Nationalsozialismus heute: Alles Schnee von gestern?

Autor: László Janzen

Zeitung: 2013/2

Rubriken: Geschichte, Gesellschaft

Der Nationalsozialismus – eine Ideologie, geprägt von Wahnsinn, Gewalt und Hass. Der Begriff Nationalsozialismus bedarf wohl keiner Erläuterung, denn der gebildete Mensch ist sich über seine Geschichte und Auswirkungen im Klaren. Seinen tragischen Höhepunkt erreichte er in einem Land, das bis heute versucht, ihm endgültig den Garaus zu machen. Zwar hat die NS-Ideologie mit dem zweiten Weltkrieg eine schwere Niederlage erlitten, dennoch hat sie bis heute überlebt. Das zeigen zahlreiche Bewegungen wie die Terrorzelle NSU (Nationalsozialistischer Untergrund), die durch die Morde an Menschen mit ausländischen Wurzeln in den vergangenen Jahren beweist, wie präsent die nationalsozialistische Denkweise in Deutschland, unter Einigen, weiterhin ist. Eine andere Organisation, die NPD (Nationaldemokratische Partei Deutschland) versucht den politischen Weg zu gehen. Es ist nicht allein der Name, der an das Regime der NSDAP erinnert.article-0-0033888A00000258-946_468x325

Die NPD wurde bereits 1964 gegründet und galt schon von Beginn an, durch ihre ähnlichen Ansichten und Auffassung mit der NSDAP, als eine sehr umstrittene Partei. Zahlreiche Versuche sie verbieten zu lassen sind bis jetzt gescheitert. Ein neuer Versuch wurde am 3.12.2013 gestartet. Man reichte einen 270 Seiten langen Verbotsantrag beim Bundesverfassungsgericht ein, in dem für die NPD belastende Zitate wie diese zu finden sind: „Angehörige anderer Rassen bleiben (…) körperlich, geistig und seelisch immer Fremdkörper, egal wie lange sie in Deutschland leben“.

Ist aber ein Verbot überhaupt zwingend notwendig und was könnte es bringen? Wie gefährlich kann eine Partei überhaupt sein, die bei der letzten Bundestagswahl gerade einmal auf 1,3% der Wählerstimmen kam?

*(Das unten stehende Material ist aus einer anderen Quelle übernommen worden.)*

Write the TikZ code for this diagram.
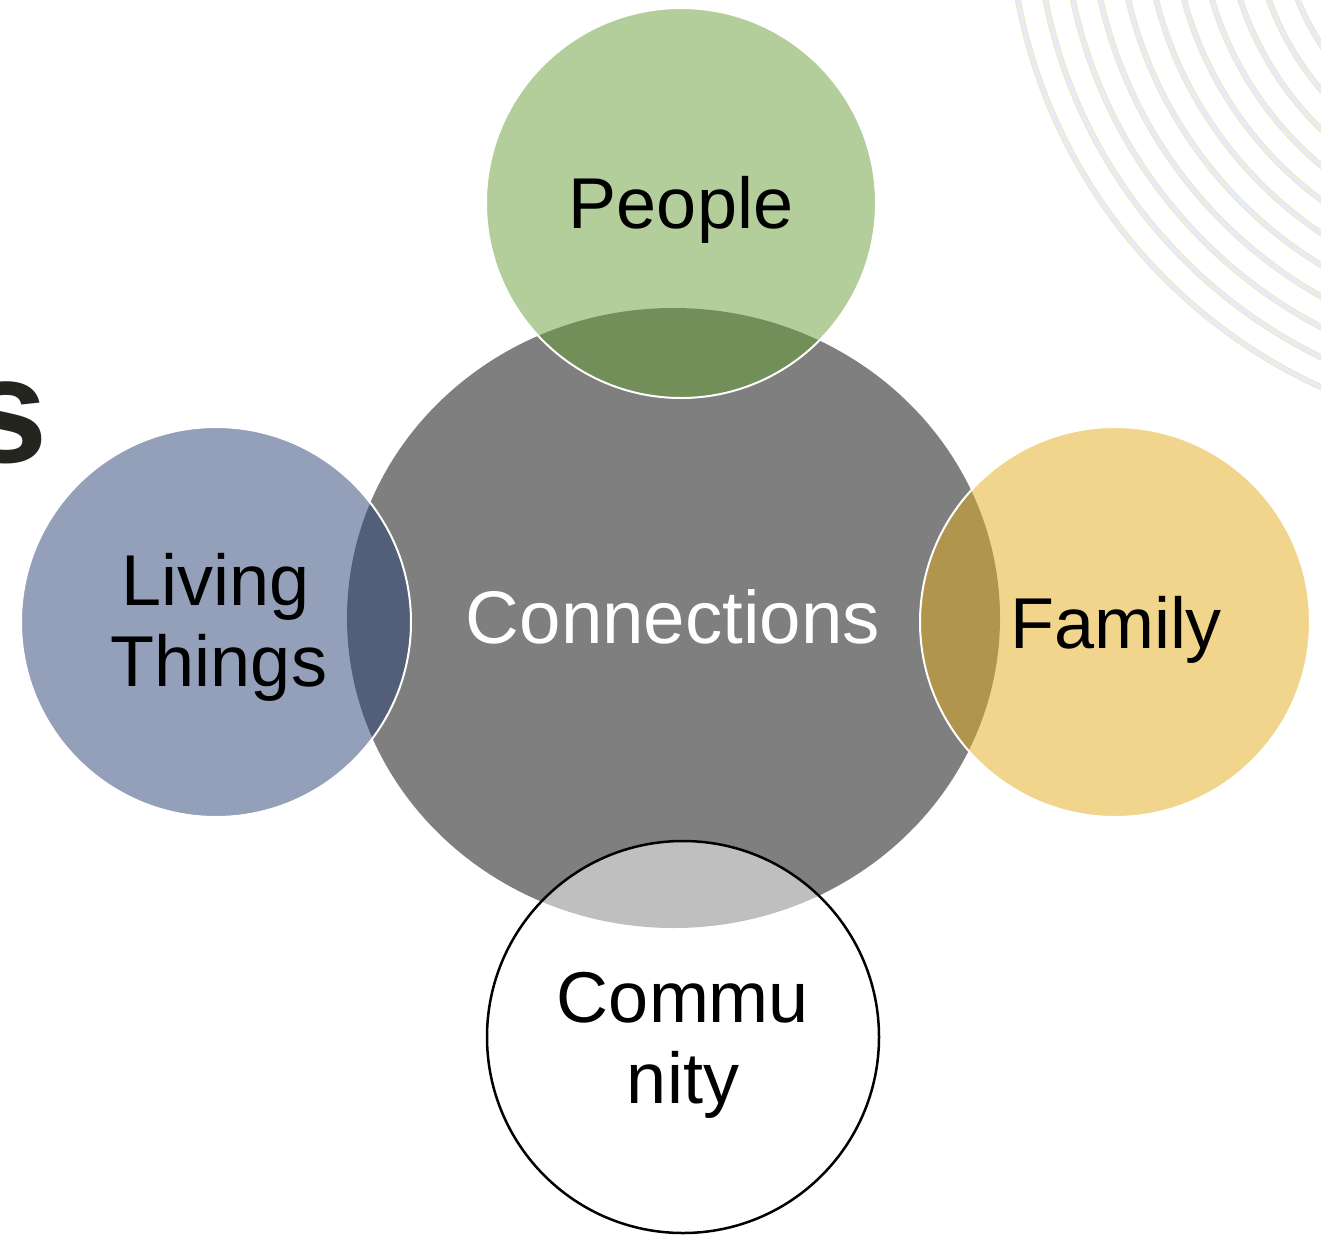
\documentclass[tikz,border=0pt]{standalone}
\usepackage{fontspec}
\setmainfont{Liberation Sans}
\usetikzlibrary{shapes.geometric}

% Fill colours; each satellite disc is laid down at half opacity
\definecolor{hubgrey}{RGB}{127,127,127}
\definecolor{peoplegreen}{RGB}{103,157,53}
\definecolor{livingblue}{RGB}{41,63,117}
\definecolor{familygold}{RGB}{229,171,27}
\definecolor{ringblue}{RGB}{229,236,247}
\definecolor{ringedge}{RGB}{249,226,165}
\definecolor{titleink}{RGB}{37,37,32}

\tikzset{
  hub/.style={ellipse, fill=hubgrey, minimum width=653pt, minimum height=620pt, inner sep=0pt},
  satellite/.style={circle, minimum size=390pt, inner sep=0pt, fill=#1,
    fill opacity=0.5, draw=white, draw opacity=1, line width=2pt},
  openbubble/.style={circle, minimum size=392pt, inner sep=0pt, fill=white,
    fill opacity=0.5, draw=black, draw opacity=1, line width=2.5pt},
  lbl/.style={anchor=base, inner sep=0pt, font=\fontsize{72}{81}\selectfont, text=black},
  ringedgeline/.style={draw=ringedge, line width=6pt},
  ringline/.style={draw=ringblue, line width=4.6pt},
}

\begin{document}
\begin{tikzpicture}[x=1pt, y=-1pt]
  \useasboundingbox (0,0) rectangle (1321,1234);
  \clip (0,0) rectangle (1321,1234);

  % concentric rings in the upper right corner
  \coordinate (ringc) at (1542,-98);
  \foreach \k in {0,...,11} {
    \pgfmathsetmacro{\rr}{533-27*\k}
    \draw[ringedgeline] (ringc) circle [radius=\rr pt];
    \draw[ringline] (ringc) circle [radius=\rr pt];
  }

  % last letter of the heading running in from the left
  \node[anchor=base west, inner sep=0pt, text=titleink,
        font=\fontsize{150}{150}\selectfont\bfseries] (heading) at (-36,462) {s};

  % central hub and the four satellites
  \node[hub] (hub) at (673.5,618) {};
  \node[satellite=peoplegreen] (people) at (681,203) {};
  \node[satellite=livingblue] (living) at (216,622) {};
  \node[satellite=familygold] (family) at (1115,622) {};
  \node[openbubble] (community) at (683,1037) {};

  % labels
  \node[lbl, text=white, font=\fontsize{74.5}{81}\selectfont] (tHub) at (673,643) {Connections};
  \node[lbl] (tPeople) at (681,228) {People};
  \node[lbl] (tLiving) at (216,605) {Living};
  \node[lbl] (tThings) at (219,686) {Things};
  \node[lbl] (tFamily) at (1116,648) {Family};
  \node[lbl] (tCommu) at (683,1022) {Commu};
  \node[lbl] (tNity) at (683,1103) {nity};
\end{tikzpicture}
\end{document}
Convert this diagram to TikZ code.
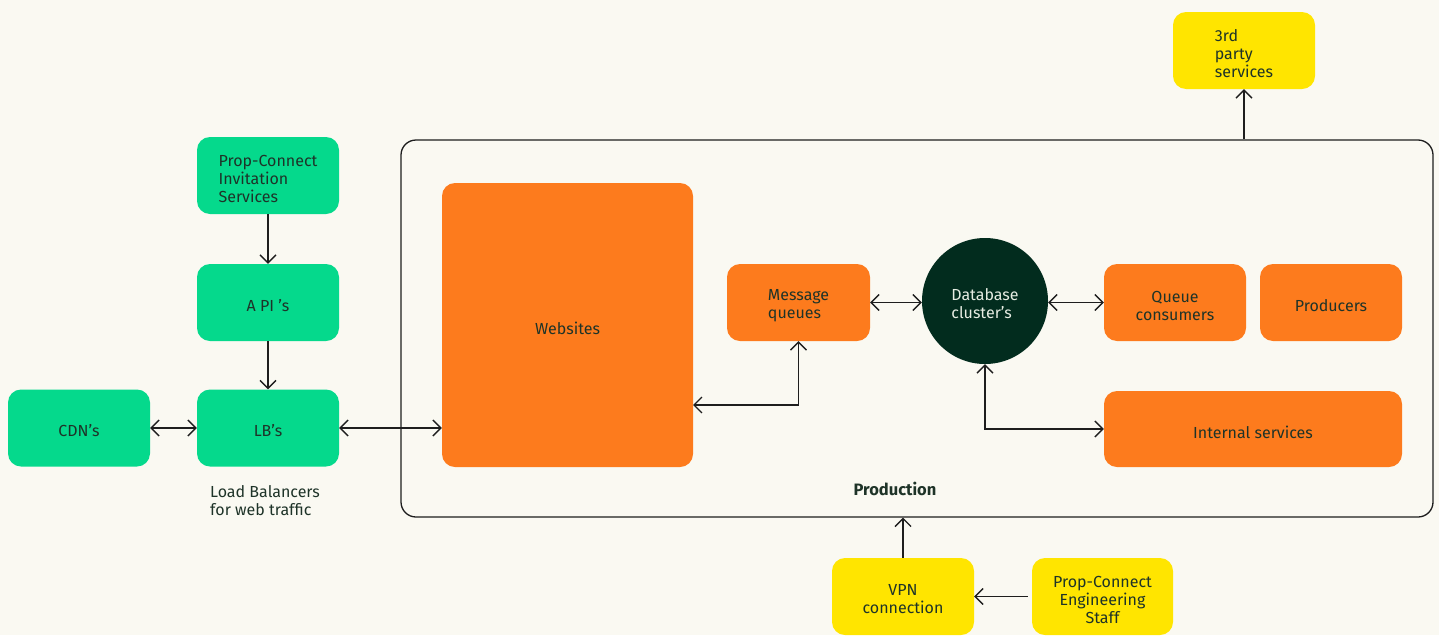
\documentclass[tikz,border=0pt]{standalone}
\usepackage{fontspec}
\setmainfont{Fira Sans}
\usetikzlibrary{arrows.meta}
\definecolor{bg}{HTML}{FAF9F2}
\definecolor{grn}{HTML}{05D98C}
\definecolor{org}{HTML}{FD7B1D}
\definecolor{ylw}{HTML}{FFE500}
\definecolor{dkg}{HTML}{022C1E}
\definecolor{txt}{HTML}{1E3328}
\definecolor{lighttxt}{HTML}{E6ECE2}
\definecolor{ln}{HTML}{1E1E1E}
\newcommand{\bodyfont}{\fontsize{16}{18}\selectfont}
% #1 box style, #2 name, #3 position, #4 text options, #5 text
\newcommand{\boxwithtext}[5]{%
  \node[#1] (#2) at (#3) {};
  \node[boxtext, #4] (#2-t) at ([yshift=-3pt]#2.center) {#5};}
\begin{document}
\begin{tikzpicture}[x=1pt,y=-1pt,
  box/.style={rounded corners=13pt, minimum width=142pt, minimum height=77pt, inner sep=0pt},
  gbox/.style={box, fill=grn},
  obox/.style={box, fill=org},
  ybox/.style={box, fill=ylw},
  boxtext/.style={font=\bodyfont, text=txt, align=center, inner sep=0pt},
  tip/.tip={Straight Barb[length=8pt,width=16pt,line width=1.3pt]},
  conn/.style={draw=ln, line width=1.3pt, tip-tip},
  oneway/.style={draw=ln, line width=1.3pt, -tip},
  lbl/.style={font=\bodyfont, text=txt, inner sep=0pt}
]
\fill[bg] (0,0) rectangle (1439,635);
\useasboundingbox (0,0) rectangle (1439,635);

% production frame
\node[draw=ln, line width=1.3pt, rounded corners=15pt, minimum width=1032pt, minimum height=377pt, inner sep=0pt] (prod) at (917,328.5) {};
\node[lbl, font=\fontsize{16.5}{18}\selectfont\bfseries] (prodlbl) at (895,489) {Production};

% green
\boxwithtext{gbox}{inv}{268,175.5}{align=left}{Prop-Connect\\Invitation\\Services}
\boxwithtext{gbox}{api}{268,302.5}{}{A PI ’s}
\boxwithtext{gbox}{lb}{268,428}{}{LB’s}
\boxwithtext{gbox}{cdn}{79,428}{}{CDN’s}
\node[lbl, align=left, anchor=north west] (lbtxt) at (210,485) {Load Balancers\\for web traffic};

% orange
\boxwithtext{obox, minimum width=251pt, minimum height=284pt}{web}{567.5,325}{}{Websites}
\boxwithtext{obox, minimum width=143pt}{mq}{798.5,302.5}{align=left}{Message\\queues}
\boxwithtext{circle, fill=dkg, minimum size=126pt, inner sep=0pt}{db}{985,301}{align=left, text=lighttxt}{Database\\cluster’s}
\boxwithtext{obox}{qc}{1175,302.5}{}{Queue\\consumers}
\boxwithtext{obox}{prd}{1331,302.5}{}{Producers}
\boxwithtext{obox, minimum width=298pt, minimum height=76pt}{int}{1253,429}{}{Internal services}

% yellow
\boxwithtext{ybox}{third}{1244,50.5}{align=left}{3rd\\party\\services}
\boxwithtext{ybox}{vpn}{903,596.5}{}{VPN\\connection}
\boxwithtext{ybox, minimum width=141pt}{staff}{1102.5,596.5}{}{Prop-Connect\\Engineering\\Staff}

% connectors
\draw[oneway] (inv.south) -- (api.north);
\draw[oneway] (api.south) -- (lb.north);
\draw[conn] (cdn.east) -- (lb.west);
\draw[conn] (lb.east) -- (lb.east -| web.west);
\coordinate (wm) at (693,405);
\draw[conn] (wm) -| (mq.south);
\draw[conn] (mq.east) -- (mq.east -| db.west);
\draw[conn] (db.east |- qc.west) -- (qc.west);
\draw[conn] (db.south) |- (int.west);
\draw[oneway] (third.south |- prod.north) -- (third.south);
\draw[oneway] (vpn.north) -- (vpn.north |- prod.south);
\draw[oneway, shorten <=4pt] (staff.west) -- (vpn.east);
\end{tikzpicture}
\end{document}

In der Poltik mag die NPD zwar bundesweit eine untergeordnete Rolle spielen, aber im Hinblick auf ihre Anhängerschaft darf sie keinesfalls unterschätzt werden. Auch wenn sie sich klar von gewaltbereiten rechtsradikalen Gruppierungen wie der NSU abgrenzen will, ist sie dennoch ein Sammelbecken für Neonazis. Wenn man bedenkt, dass schon die Funktionäre der Partei mehrfach vorbestrafte Straftäter sind, kann man sich vorstellen, wie viel Dreck das „Fußvolk“ am Stecken hat. Körperverletztung, Waffenbesitz oder Volksverhetzung sind die häufigsten Straftaten. Ein Verbot der Partei hätte wohl kaum zur Folge, dass sich die Verbrechen in Luft auflösen und keine weiteren mehr folgen, aber es wäre mit Sicherheit der erste Schritt in die richtige Richtung.

Der zweite Schritt, den es zu machen gilt, ist, den Zuwachs durch neue Mitglieder zu unterbinden. Solange die Neonaziszene immer weiter neue Sympathisanten findet, bleibt sie bestehen. Aber wie kann man verhindern, dass sich Menschen dieser Gruppierung anschließen?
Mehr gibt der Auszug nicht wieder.